The two films aren't cut from the same cloth. Whereas Moonraker starts strong, and packs as much action as possible into every minute until it lapses into idiocy at the finale, in Alien nothing much happens for quite a long while - although it's fairly clear something bad is going to happen. But really, the first half hour of Alien wouldn't exist if that film was made now (and the last ten minutes involve a lot of sitting around without doing much too.)

Both films smuggle something else into the cinema. The Bond series is putatively about spying, but is really a fable about how to consumer as much of the [P]layboy lifestyle as possible. Alien is not really sci-fi, but a pirate-of-the-caribbean/haunted house story, where (bizarrely) some of the early video footage from Cain and Dallas reminds me of the idiots in the woods from the Blair Witch Project.

And if going forwards in time is an improbable comparison to make, going backwards we see that both films employ a Dickensian naming structure - Cain is the one with the original mark of sin attached to him, Ash is not human, just detritus, Dallas is a city in Texas full of guntoting nutjobs8 - just like Goldfinger (a bloke who likes gold), Pussy Galore (a woman with ... uh), Mr Bastard, etc.

There's also Ash's attack with a rolled-up magazine, which foreshadows the rolled-up-newspaper antics of Jason Bourne, a small-time 2000s rip-off of James Bond, but we're not even going to go there. Instead we'll just think about the theological parallel between both films. In each, the hero[ine] may be considered to be in Purgatory, having to go through similar experiences again and again. Bond has to have sex with a series of one-dimensional stereotypes, never forming a proper relationship after On Her Majesty's Secret Service. Ripley has to battle slimy blokes in slimy rubber suits again and again, with ever increasing levels of realism. (Sad that the first two are fine examples of Man In Rubber Suit cinema...). Thus it's not really formula that these films stick to, but dogma; whether it's the bog-standard romantic involvement at the end of every Bond film, or the way that every woman who boards a vehicle with Bond ends up pushing up daisies soon after, we're following a text, not a formula. Likewise, when each Alien film has to end with a massive destruction, avoided by the heroine at the last moment, we start to wonder what the screenwriters were up to (apart from photocopying, that is).

But there's only so much wittering one can do about Alien and how deep and meaningful it is, and what spiritual lessons it can provide. The most important lesson here is that although the Bond films may be a stream of ludicrous plots and daft gadgets, they do at least have things happening, and that may trump a man in a rubber suit and a bloke in Switzerland with a line in pervy drawings.

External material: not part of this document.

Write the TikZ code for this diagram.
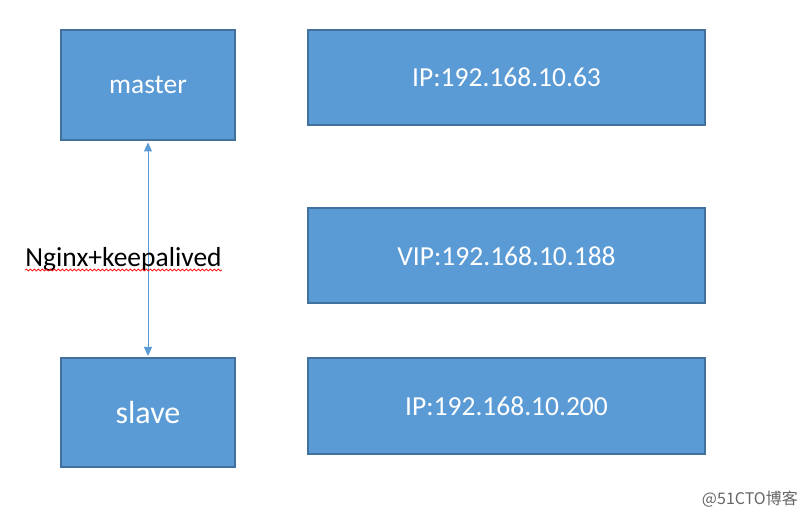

1He runs away from Bond at one point, for goodness' sake.
2 Sorry.
3 No, really. Check out the etymology of the word 'orchid', and then read about orchidectomies without wincing.
4We'll say nothing about all the abuses of science like the sound of explosions, the shuttles that have no exhaust burning as they travel through space, the ...
5Well, more pretentious than using the word "eponymous".
6Given that the whole film is set in Outer Spaaaace, making it seem so grim and un-unworldly is a masterful achievement.
7 Ping! That's the sound of a metaphor being stretched beyond breaking point.
8 I don't want to offend anyone with guns, mind you.